His father’s advice to humble himself before Klal Yisrael was the spark that kindled the bonfire of visceral Jew-hatred that has ever since burned in Amalek’s belly. For Amalek, the arch-moral anarchist, to humble himself before G-d or the Jews, who represent Him in This World, is anathema.

This, the Avnei Nezer concludes, is why acceptance of the seven Noahide laws can spare an Amalekite where full conversion cannot. Were he to be allowed to become a Jew, there would still be a risk that his inner Amaleki remains intact. He is now, after all, a sheineh Yid (albeit with a considerable skeleton in his closet), who needs not feel less than any other Jew. He hasn’t experienced a humbling that might succeed in transforming him internally, and so, if he sees some quality in another Jew that he doesn’t have, he might well become that Jew’s sworn enemy and pursuer. When he accepts the seven mitzvos Bnei Noach and subservience to the Jewish People, the humility he must summon to accept that status can bring about within him a redemptive transformation.

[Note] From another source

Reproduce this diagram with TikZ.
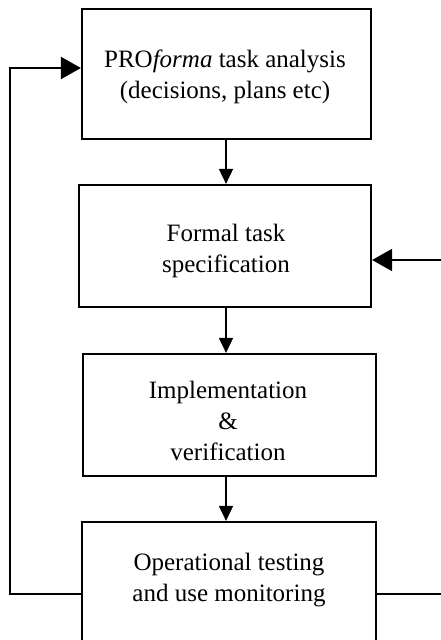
\documentclass[tikz,border=0pt]{standalone}
\usepackage{fontspec}
\setmainfont{Liberation Serif}
\usetikzlibrary{arrows.meta}
\begin{document}
\begin{tikzpicture}[x=1pt,y=-1pt,
  box/.style={draw,line width=2.2pt,inner sep=0pt},
  lbl/.style={align=center,font=\fontsize{25}{31}\selectfont},
  conn/.style={line width=1.8pt},
  downarr/.style={conn,-{Triangle[length=15pt,width=14pt]}},
  sidearr/.style={conn,-{Triangle[length=20pt,width=22pt]}}]
\useasboundingbox (0,0) rectangle (441,640);
\clip (0,0) rectangle (441,640);
% boxes
\node[box,minimum width=289pt,minimum height=130pt] (b1) at (226.5,74) {};
\node[box,minimum width=292pt,minimum height=122pt] (b2) at (225,246) {};
\node[box,minimum width=293pt,minimum height=122pt] (b3) at (229.5,415) {};
\node[box,minimum width=294pt,minimum height=158pt] (b4) at (229,601) {};
% texts
\node[lbl] (t1) at (225,77) {PRO\textit{forma} task analysis\\(decisions, plans etc)};
\node[lbl] (t2) at (226,251) {Formal task\\specification};
\node[lbl] (t3) at (228,421) {Implementation\\\&\\verification};
\node[lbl] (t4) at (229,580) {Operational testing\\and use monitoring};
% coordinates
\coordinate (lb) at (10,594);
\coordinate (lt) at (10,68);
\coordinate (r4) at (441,594);
\coordinate (r2) at (441,260);
% connectors
\draw[downarr] (b1.south -| 226,0) -- (b2.north -| 226,0);
\draw[downarr] (b2.south -| 226,0) -- (b3.north -| 226,0);
\draw[downarr] (b3.south -| 226,0) -- (b4.north -| 226,0);
\draw[sidearr] (lb -| b4.west) -- (lb) -- (lt) -- (lt -| b1.west);
\draw[conn] (r4 -| b4.east) -- (r4);
\draw[sidearr] (r2) -- (r2 -| b2.east);
\end{tikzpicture}
\end{document}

The Sochatchover seems to be telling us that it’s conceivable for someone to live the lifestyle of a frum Jew, to appear to all the world as an erlich Yid in how he walks and talks and eats and dresses, and yet it’s all largely a Purim costume. Deep within, he remains a raging moral anarchist, an enemy of G-d. Only the bowing of the head and the humbling of the heart can root out that evil from deep within.

The Purim seudah is a time for constructively channeling our Amalek-hatred, one bottle at a time. But what the Avnei Nezer’s words convey about the human condition — and the work it takes to uproot the evil that lies beneath the righteous exterior — might just be enough to scare even a non-Amaleki sober.